As these Ted talks can attest (one, two, three, four), failure leads to discovery. Human innovation comes from need. Despite our awareness of the role of failure, many of us are afraid to take risks, because we are uncertain if we belong (imposter syndrome).
I started studying the relationship between composition and failure recently, but the relationship was made evident early in my teaching career in my multimodal composition classrooms. Students did not want to try things out. At FSU, we asked our students to compose using basic computer programming (now obsolete) to create online deliverables. My freshmen resisted. The anxiety was palpable. They didn’t even want to try out this strange new thing. They hadn’t done it before. It could go horribly wrong. It could hurt their grade.

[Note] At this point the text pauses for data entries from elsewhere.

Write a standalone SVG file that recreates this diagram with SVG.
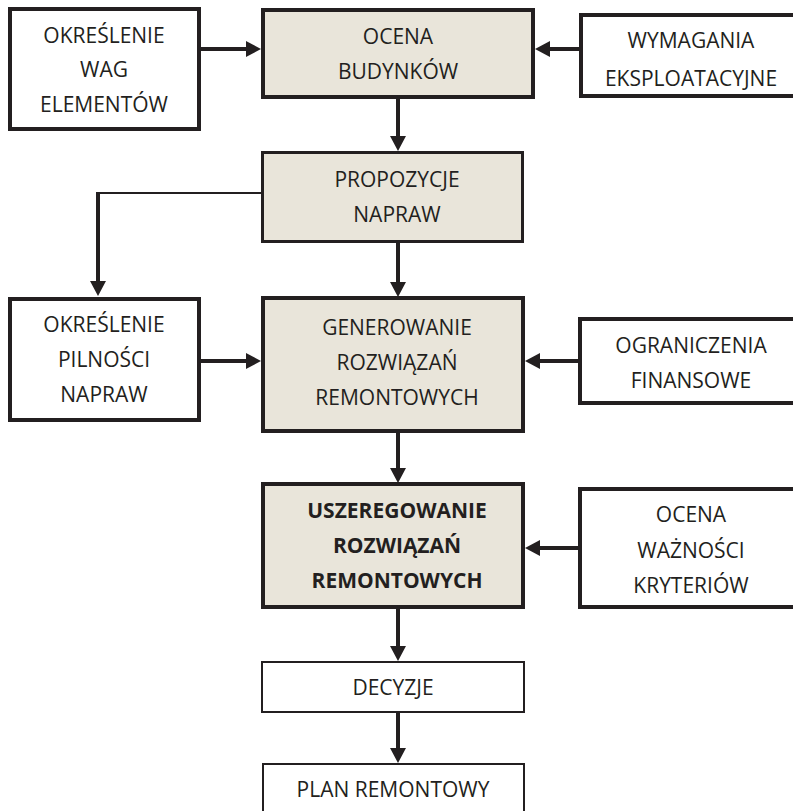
<svg xmlns="http://www.w3.org/2000/svg" width="793" height="811" viewBox="0 0 793 811">
<defs>
<style>
.box{fill:#ffffff;stroke:#231f20;stroke-width:4}
.shade{fill:#e9e5da}
.thin{stroke-width:3}
.hair{stroke-width:2}
text{font-family:"Open Sans","Noto Sans","Liberation Sans",sans-serif;font-size:21px;fill:#231f20;text-anchor:middle}
.b{font-weight:bold}
.c{fill:none;stroke:#231f20;stroke-width:4}
.c2{fill:none;stroke:#231f20;stroke-width:2}
</style>
<marker id="ah" markerUnits="userSpaceOnUse" markerWidth="16" markerHeight="18" refX="0" refY="8" orient="auto" viewBox="0 0 16 16">
<path d="M0,0 L15,8 L0,16 Z" fill="#231f20"/>
</marker>
</defs>
<rect width="793" height="811" fill="#ffffff"/>
<g id="connectors">
<line class="c" x1="201" y1="49" x2="246" y2="49" marker-end="url(#ah)"/>
<line class="c" x1="579" y1="49" x2="550" y2="49" marker-end="url(#ah)"/>
<line class="c" x1="398" y1="99" x2="398" y2="136" marker-end="url(#ah)"/>
<polyline class="c2" points="261,193 98,193 98,194"/>
<line class="c" x1="98" y1="192" x2="98" y2="281" marker-end="url(#ah)"/>
<line class="c" x1="398" y1="243" x2="398" y2="282" marker-end="url(#ah)"/>
<line class="c" x1="200" y1="361" x2="246" y2="361" marker-end="url(#ah)"/>
<line class="c" x1="579" y1="361" x2="540" y2="361" marker-end="url(#ah)"/>
<line class="c" x1="398" y1="433" x2="398" y2="468" marker-end="url(#ah)"/>
<line class="c" x1="579" y1="548" x2="540" y2="548" marker-end="url(#ah)"/>
<line class="c" x1="398" y1="609" x2="398" y2="646" marker-end="url(#ah)"/>
<line class="c" x1="398" y1="713" x2="398" y2="748" marker-end="url(#ah)"/>
</g>
<g id="n-wagi">
<rect class="box" x="10" y="9" width="189" height="120"/>
<text x="104" y="43">OKREŚLENIE</text>
<text x="104" y="77">WAG</text>
<text x="104" y="112">ELEMENTÓW</text>
</g>
<g id="n-ocena">
<rect class="box shade" x="263" y="10" width="270" height="87"/>
<text x="398" y="44">OCENA</text>
<text x="398" y="79">BUDYNKÓW</text>
</g>
<g id="n-wymagania">
<rect class="box" x="581" y="15" width="240" height="81"/>
<text x="691" y="48">WYMAGANIA</text>
<text x="691" y="86">EKSPLOATACYJNE</text>
</g>
<g id="n-propozycje">
<rect class="box shade thin" x="262.5" y="152.5" width="260" height="89"/>
<text x="397" y="187">PROPOZYCJE</text>
<text x="397" y="222">NAPRAW</text>
</g>
<g id="n-pilnosc">
<rect class="box" x="10" y="299" width="189" height="121"/>
<text x="104" y="332">OKREŚLENIE</text>
<text x="104" y="367">PILNOŚCI</text>
<text x="104" y="402">NAPRAW</text>
</g>
<g id="n-generowanie">
<rect class="box shade" x="263" y="298" width="260" height="133"/>
<text x="397" y="335">GENEROWANIE</text>
<text x="397" y="370">ROZWIĄZAŃ</text>
<text x="397" y="405">REMONTOWYCH</text>
</g>
<g id="n-ograniczenia">
<rect class="box" x="580" y="319" width="240" height="84"/>
<text x="691" y="353">OGRANICZENIA</text>
<text x="691" y="388">FINANSOWE</text>
</g>
<g id="n-uszeregowanie">
<rect class="box shade" x="263" y="484" width="260" height="123"/>
<text class="b" x="397" y="518">USZEREGOWANIE</text>
<text class="b" x="397" y="553">ROZWIĄZAŃ</text>
<text class="b" x="397" y="588">REMONTOWYCH</text>
</g>
<g id="n-waznosc">
<rect class="box" x="580" y="489" width="240" height="118"/>
<text x="691" y="522">OCENA</text>
<text x="691" y="558">WAŻNOŚCI</text>
<text x="691" y="593">KRYTERIÓW</text>
</g>
<g id="n-decyzje">
<rect class="box hair" x="262" y="662" width="262" height="50"/>
<text x="393" y="695">DECYZJE</text>
</g>
<g id="n-plan">
<rect class="box hair" x="263" y="764" width="261" height="80"/>
<text x="393" y="797">PLAN REMONTOWY</text>
</g>
</svg>
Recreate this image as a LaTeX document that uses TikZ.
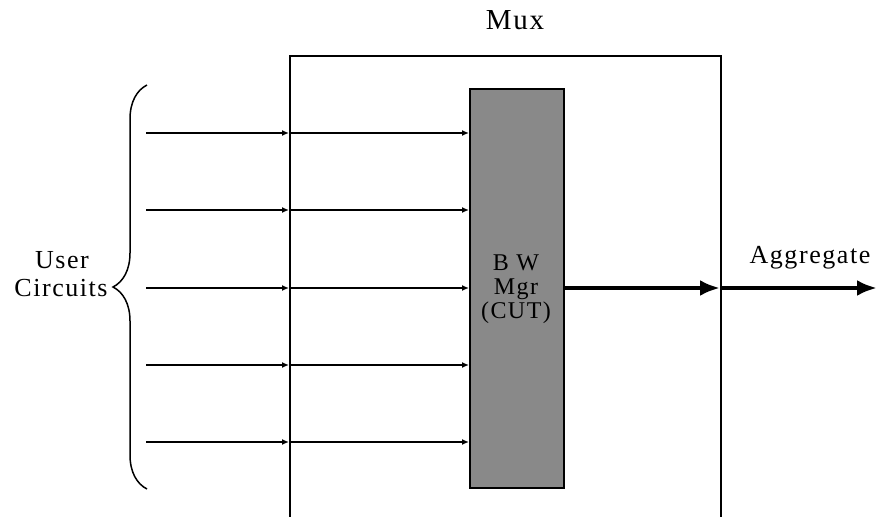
\documentclass[tikz,border=0pt]{standalone}
\usepackage{fontspec}
\setmainfont{Liberation Serif}[LetterSpace=6]
\usetikzlibrary{arrows.meta,decorations.pathreplacing}
\definecolor{mgrgray}{RGB}{137,137,137}
\tikzset{
  lbl/.style={font=\fontsize{26}{27}\selectfont, inner sep=0pt, align=center},
  feed/.style={line width=1.5pt, -{Latex[length=7pt,width=6pt]}},
  trunk/.style={line width=4pt, -{Latex[length=20pt,width=16pt]}},
}
\begin{document}
\begin{tikzpicture}[x=1pt,y=-1pt]
  \useasboundingbox (0,0) rectangle (887,517);
  \clip (0,0) rectangle (887,517);

  % multiplexer frame (runs off the lower edge)
  \node[draw, line width=2pt, minimum width=431pt, minimum height=470pt,
        inner sep=0pt, anchor=north west] (mux) at (289,55) {};
  \node[lbl, font=\fontsize{29}{30}\selectfont, anchor=base] (muxlbl) at (515,29) {Mux};

  % bandwidth manager block
  \node[draw, line width=2pt, fill=mgrgray, minimum width=94pt,
        minimum height=399pt, inner sep=0pt, anchor=north west] (bw) at (469,88) {};
  \node[lbl, font=\fontsize{24}{24}\selectfont] (bwlbl) at (516,289) {B W\\Mgr\\(CUT)};

  % user circuit inputs
  \foreach \i/\y in {1/133, 2/210, 3/288, 4/365, 5/442} {
    \coordinate (src\i) at (146,\y);
    \coordinate (tap\i) at (289,\y);
    \coordinate (dst\i) at (469,\y);
    \draw[feed] (src\i) -- (tap\i);
    \draw[feed] (tap\i) -- (dst\i);
  }

  % grouping brace and its label
  \coordinate (brlo) at (147,489);
  \coordinate (brhi) at (147,85);
  \draw[line width=1.5pt, decorate, decoration={brace, amplitude=34pt}] (brlo) -- (brhi);
  \node[lbl, anchor=base] (user) at (62,268) {User};
  \node[lbl, anchor=base] (circ) at (61,296) {Circuits};

  % aggregate output
  \coordinate (out) at (877,288);
  \coordinate (edge) at (720,288);
  \draw[trunk] (bw.east |- edge) -- (edge);
  \draw[trunk] (edge) -- (out);
  \node[lbl, anchor=base] (agg) at (810,263) {Aggregate};
\end{tikzpicture}
\end{document}
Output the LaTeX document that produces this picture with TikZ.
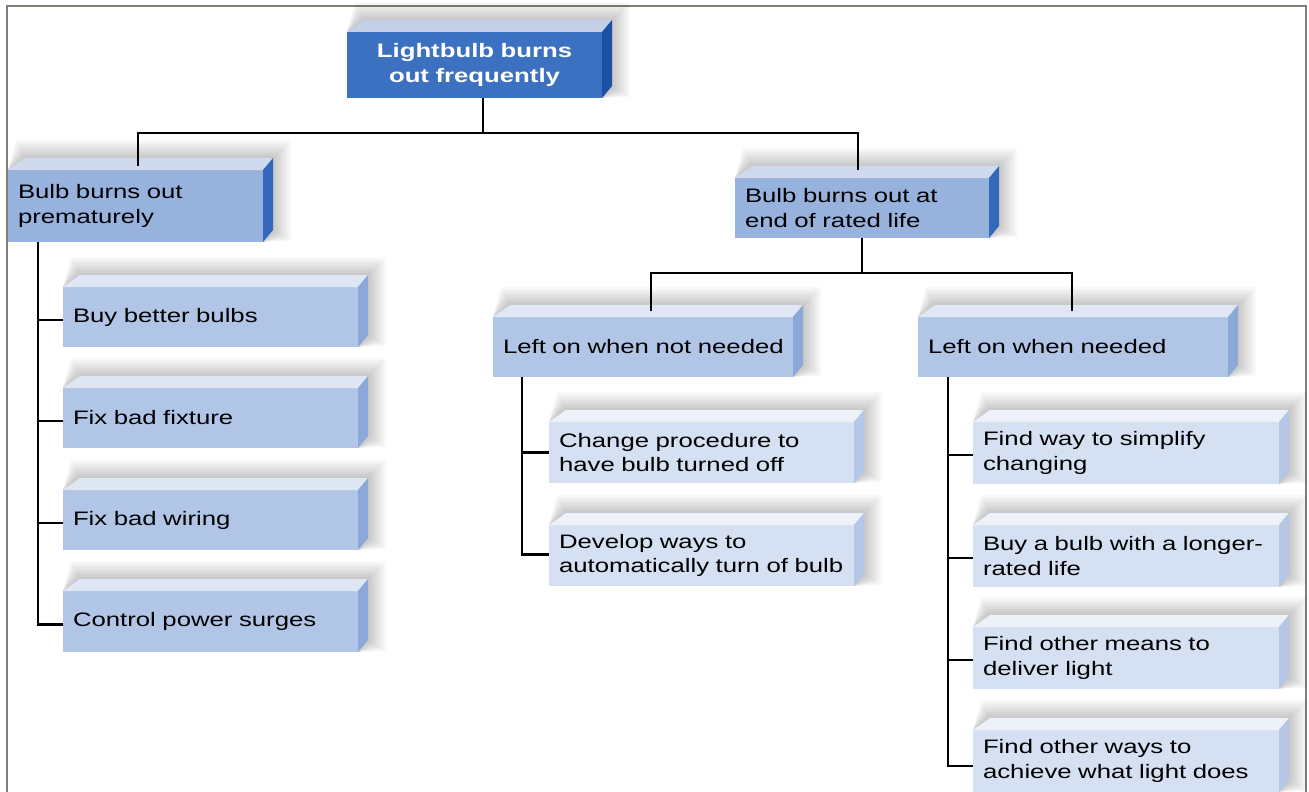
\documentclass[tikz,border=0pt]{standalone}
\usepackage{fontspec}
\setmainfont{Liberation Sans}[FakeStretch=1.32]
\usetikzlibrary{calc}

% face colours of the four box tiers
\definecolor{dkF}{RGB}{60,112,192}
\definecolor{dkT}{RGB}{196,208,232}
\definecolor{dkS}{RGB}{28,80,162}
\definecolor{mdF}{RGB}{152,178,222}
\definecolor{mdT}{RGB}{208,218,238}
\definecolor{mdS}{RGB}{52,104,186}
\definecolor{ltF}{RGB}{177,197,231}
\definecolor{ltT}{RGB}{224,231,244}
\definecolor{ltS}{RGB}{140,168,214}
\definecolor{plF}{RGB}{213,224,242}
\definecolor{plT}{RGB}{237,241,248}
\definecolor{plS}{RGB}{181,199,230}
\definecolor{frameC}{RGB}{130,126,118}

\tikzset{
  x=1pt, y=-1pt,
  slab/.style={anchor=north west, inner xsep=10pt, inner ysep=2pt, outer sep=0pt,
    align=left, text=black, font=\fontsize{19.5}{24.5}\selectfont},
  tier dark/.style={slab, fill=dkF, text=white, align=center,
    font=\fontsize{19.5}{24.5}\selectfont\bfseries},
  tier dark top/.style={fill=dkT}, tier dark side/.style={fill=dkS},
  tier mid/.style={slab, fill=mdF},
  tier mid top/.style={fill=mdT}, tier mid side/.style={fill=mdS},
  tier light/.style={slab, fill=ltF},
  tier light top/.style={fill=ltT}, tier light side/.style={fill=ltS},
  tier pale/.style={slab, fill=plF},
  tier pale top/.style={fill=plT}, tier pale side/.style={fill=plS},
  conn/.style={line width=2.8pt, black},
  frame/.style={line width=2.2pt, frameC},
}

% a box with a lit top face, a shaded right face and a soft shadow
% #1 name, #2 x, #3 y, #4 width, #5 height, #6 tier, #7 text
\newcommand\slabbox[7]{%
  \foreach \s in {2,4,...,18}{
    \fill[black, opacity=0.025]
      (#2+17-0.5*\s,#3-12-\s) -- (#2+#4+10+\s,#3-12-\s)
      -- (#2+#4+10+\s,#3+#5-12+0.6*\s) -- (#2+#4,#3+#5) -- (#2,#3) -- cycle;
  }
  \pgfmathsetmacro\slabtw{#4-20}
  \node[tier #6, minimum width=#4pt, minimum height=#5pt, text width=\slabtw pt]
    (#1) at (#2,#3) {#7};
  \fill[tier #6 top] (#1.north west) -- ++(17,-12)
    -- ($(#1.north east)+(10,-12)$) -- (#1.north east) -- cycle;
  \fill[tier #6 side] (#1.north east) -- ++(10,-12)
    -- ($(#1.south east)+(10,-12)$) -- (#1.south east) -- cycle;
}

\begin{document}
\begin{tikzpicture}
\clip (0,0) rectangle (1309,792);
\fill[white] (0,0) rectangle (1309,792);

% page frame
\draw[frame] (7,800) -- (7,6) -- (1306,6) -- (1306,800);

% root and first level
\slabbox{root}{347}{32}{255}{66}{dark}{Lightbulb burns\\out frequently}
\slabbox{prem}{8}{170}{255}{72}{mid}{Bulb burns out\\prematurely}
\slabbox{endl}{735}{178}{254}{60}{mid}{Bulb burns out at\\end of rated life}

% second level
\slabbox{offn}{493}{317}{300}{60}{light}{\mbox{Left on when not needed}}
\slabbox{onn}{918}{317}{310}{60}{light}{Left on when needed}

% remedies for premature burn-out
\slabbox{l1}{63}{287}{295}{60}{light}{Buy better bulbs}
\slabbox{l2}{63}{388}{295}{60}{light}{Fix bad fixture}
\slabbox{l3}{63}{490}{295}{60}{light}{Fix bad wiring}
\slabbox{l4}{63}{591}{295}{61}{light}{Control power surges}

% remedies when left on needlessly
\slabbox{m1}{549}{422}{305}{61}{pale}{Change procedure to\\have bulb turned off}
\slabbox{m2}{549}{525}{305}{61}{pale}{Develop ways to\\\mbox{automatically turn of bulb}}

% remedies when light is needed
\slabbox{r1}{973}{422}{306}{62}{pale}{Find way to simplify\\changing}
\slabbox{r2}{973}{525}{306}{62}{pale}{\mbox{Buy a bulb with a longer-}\\rated life}
\slabbox{r3}{973}{627}{306}{62}{pale}{Find other means to\\deliver light}
\slabbox{r4}{973}{730}{306}{62}{pale}{Find other ways to\\\mbox{achieve what light does}}

% tree connectors
\coordinate (j1) at (483,133);
\coordinate (j2) at (862,273);
\coordinate (tl) at (38,0);
\coordinate (tm) at (522,0);
\coordinate (tr) at (948,0);

\draw[conn] (j1 |- root.south) -- (j1);
\draw[conn] ($(prem.north)+(2.5,-4)$) |- (j1) -| ($(endl.north)+(-4,-8)$);
\draw[conn] (j2 |- endl.south) -- (j2);
\draw[conn] ($(offn.north)+(8,-6)$) |- (j2) -| ($(onn.north)+(-1,-6)$);

\draw[conn] (tl |- prem.south) |- ($(l4.west)+(0,3)$);
\foreach \n in {l1,l2,l3}{
  \draw[conn] (tl |- \n.west) ++(0,3) -- ($(\n.west)+(0,3)$);
}
\draw[conn] (tm |- offn.south) |- ($(m2.west)+(0,-1)$);
\draw[conn] (tm |- m1.west) -- (m1.west);
\draw[conn] (tr |- onn.south) |- ($(r4.west)+(0,5)$);
\foreach \n in {r1,r2,r3}{
  \draw[conn] (tr |- \n.west) ++(0,2) -- ($(\n.west)+(0,2)$);
}
\end{tikzpicture}
\end{document}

I was increasingly frustrated as a teacher. I wanted my students to feel comfortable enough to dive in, try it out, and yes, possibly fail. I had built in safety nets, but the students didn’t trust them. I tried to cajole, encourage, show them the safety nets. I tried to tell them I couldn’t grade it if they didn’t at least DO Something, anything…
And grading meant feedback, assistance, direction, not punishment or academic death.
This fear hasn’t lessened over the years. I just spent 30 minutes of my office chours talking one of my A students down off her metaphoric anxiety ledge. I kept telling her that she was ok. It was only our first major assignment. There were more. There are safety nets. And a B even in my “easy” tech comm course, did not constitute the end of her life. I even shared with her my own failures to a degree. I didn’t get straight A’s in undergrad (I got close), I didn’t graduate from a top ranked ivy league school (I went to an R2 state school), and yet, I have successfully earned a doctorate through drive, hard work, and a lot of support from friends, family, and colleagues.
So the question becomes, how can we encourage our students to let go of some of their fear and try? How can we get them to open themselves to the success of ‘failure?